Değerli Amerikan futbolseverler, uzun bir aradan sonra NFL’in belki de sizin için en “olmasa da olur” takımı konumundaki Jacksonville Jaguars’ın, off-season hamlelerini değerlendireceğim yazımla tekrar karşınızda olmaktan dolayı oldukça mutluyum. Genelde Jags, off-season’ları o kadar sönük geçirirdi ki ülkemizin bir elin parmaklarını geçmeyecek sayıdaki Jags taraftarları dışında ( Amma da attın ha şimdi o kadar Jags taraftarı olsa iyi, bu ülkede Jags’i destekleyecek kadar aklını kaçırmış bir adam daha yok senden başka dediğiniz duyabilir gibiyim) en ateşli Amerikan futbol severler bile, off-season döneminde takıma kimin katıldığından veya takımdan kimin gönderildiğinden bihaber olurdu.
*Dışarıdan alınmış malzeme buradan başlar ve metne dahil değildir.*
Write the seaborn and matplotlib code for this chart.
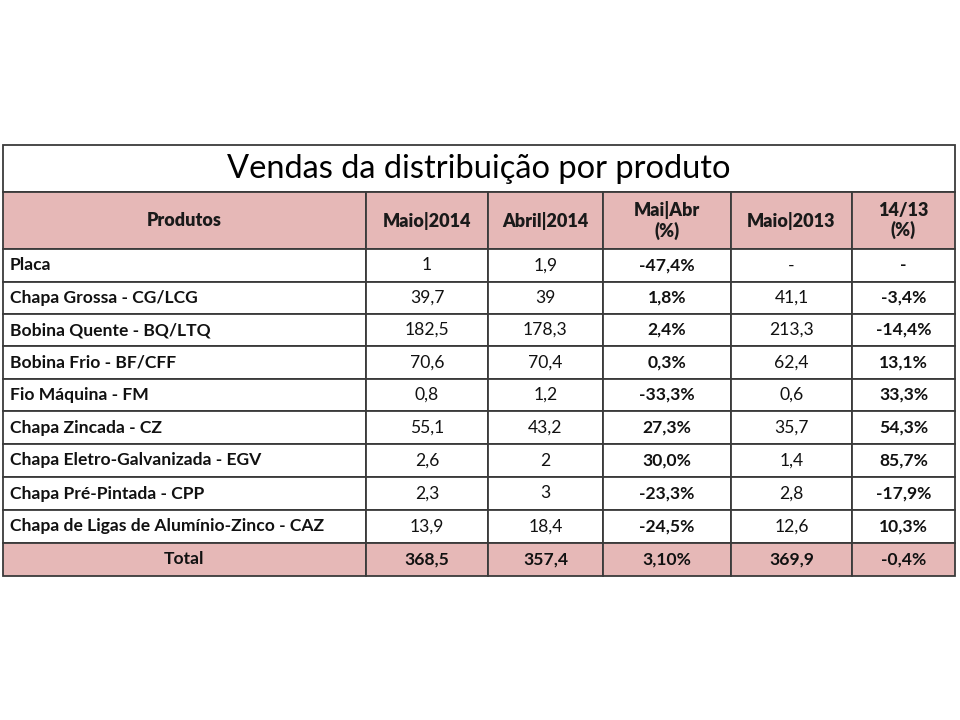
import numpy as np
import matplotlib.pyplot as plt
import seaborn as sns
from matplotlib.patches import Rectangle

sns.set_theme(style="white")
plt.rcParams['font.family'] = ['Lato', 'DejaVu Sans']

titulo = "Vendas da distribuição por produto"
cabecalho = ["Produtos", "Maio|2014", "Abril|2014", "Mai|Abr\n(%)", "Maio|2013", "14/13\n(%)"]
produtos = ["Placa", "Chapa Grossa - CG/LCG", "Bobina Quente - BQ/LTQ", "Bobina Frio - BF/CFF",
            "Fio Máquina - FM", "Chapa Zincada - CZ", "Chapa Eletro-Galvanizada - EGV",
            "Chapa Pré-Pintada - CPP", "Chapa de Ligas de Alumínio-Zinco - CAZ"]
maio_2014 = ["1", "39,7", "182,5", "70,6", "0,8", "55,1", "2,6", "2,3", "13,9"]
abril_2014 = ["1,9", "39", "178,3", "70,4", "1,2", "43,2", "2", "3", "18,4"]
mai_abr = ["-47,4%", "1,8%", "2,4%", "0,3%", "-33,3%", "27,3%", "30,0%", "-23,3%", "-24,5%"]
maio_2013 = ["-", "41,1", "213,3", "62,4", "0,6", "35,7", "1,4", "2,8", "12,6"]
var_14_13 = ["-", "-3,4%", "-14,4%", "13,1%", "33,3%", "54,3%", "85,7%", "-17,9%", "10,3%"]
total = ["Total", "368,5", "357,4", "3,10%", "369,9", "-0,4%"]

# layout (pixels)
col_x = [3, 366, 488, 603, 731, 852, 955]
y_title = (145, 192)
y_head = (192, 249)
row_y = [249, 282, 314, 346, 379, 411, 444, 477, 510, 543, 576]
rosa = "#E6B8B7"
borda = "#3a3a3a"

fig = plt.figure(figsize=(9.6, 7.2), dpi=100)
ax = fig.add_axes([0, 0, 1, 1])
ax.set_xlim(0, 960)
ax.set_ylim(720, 0)
ax.axis("off")

def cell(x0, x1, y0, y1, cor="white"):
    ax.add_patch(Rectangle((x0, y0), x1 - x0, y1 - y0, facecolor=cor,
                           edgecolor=borda, linewidth=1.3))

# title
cell(col_x[0], col_x[-1], *y_title)
ax.text((col_x[0] + col_x[-1]) / 2, sum(y_title) / 2 + 1, titulo, ha="center", va="center",
        fontsize=23.5, color="black")

# header
for j, h in enumerate(cabecalho):
    cell(col_x[j], col_x[j + 1], *y_head, cor=rosa)
    ax.text((col_x[j] + col_x[j + 1]) / 2, sum(y_head) / 2, h, ha="center", va="center",
            fontsize=13, fontweight="heavy", color="#1a1a1a", linespacing=1.15)

# body
colunas = [produtos, maio_2014, abril_2014, mai_abr, maio_2013, var_14_13]
negrito = [True, False, False, True, False, True]
for i in range(len(produtos)):
    y0, y1 = row_y[i], row_y[i + 1]
    for j, col in enumerate(colunas):
        cell(col_x[j], col_x[j + 1], y0, y1)
        if j == 0:
            ax.text(col_x[0] + 7, (y0 + y1) / 2, col[i], ha="left", va="center",
                    fontsize=12.6, fontweight="bold", color="#111111")
        else:
            ax.text((col_x[j] + col_x[j + 1]) / 2, (y0 + y1) / 2, col[i], ha="center",
                    va="center", fontsize=12.6,
                    fontweight="bold" if negrito[j] else "normal", color="#111111")

# total row
y0, y1 = row_y[-2], row_y[-1]
for j, t in enumerate(total):
    cell(col_x[j], col_x[j + 1], y0, y1, cor=rosa)
    ax.text((col_x[j] + col_x[j + 1]) / 2, (y0 + y1) / 2, t, ha="center", va="center",
            fontsize=12.6, fontweight="bold", color="#111111")

fig.savefig("out.png", dpi=100)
Aslında bu off-season döneminde de takıma katılan oyuncular öyle aham şaham değiller ama takımı ileri götürebilecek adamlar (özellikle Toby Gerhart ve Chris Clemons). Jags her ne kadar bu off-season döneminde de serbest oyuncu piyasasında fazla ses getiren hamleler yapamasa da en azından NFL tarihinin en büyük bust’larından Blaine Gabbert’ı ve adı Jags özdeşleşmiş olan Maurice-Jone Drew’u takımdan gönderince, yıllar sonra ilk kez NFL.com’un en çok okunan off-season haberlerinde dolaylı yoldan olsa bile Jacksonville Jaguars’ımızdan bahsedildiğini görebildik de fazlasıyla duygulandık. :)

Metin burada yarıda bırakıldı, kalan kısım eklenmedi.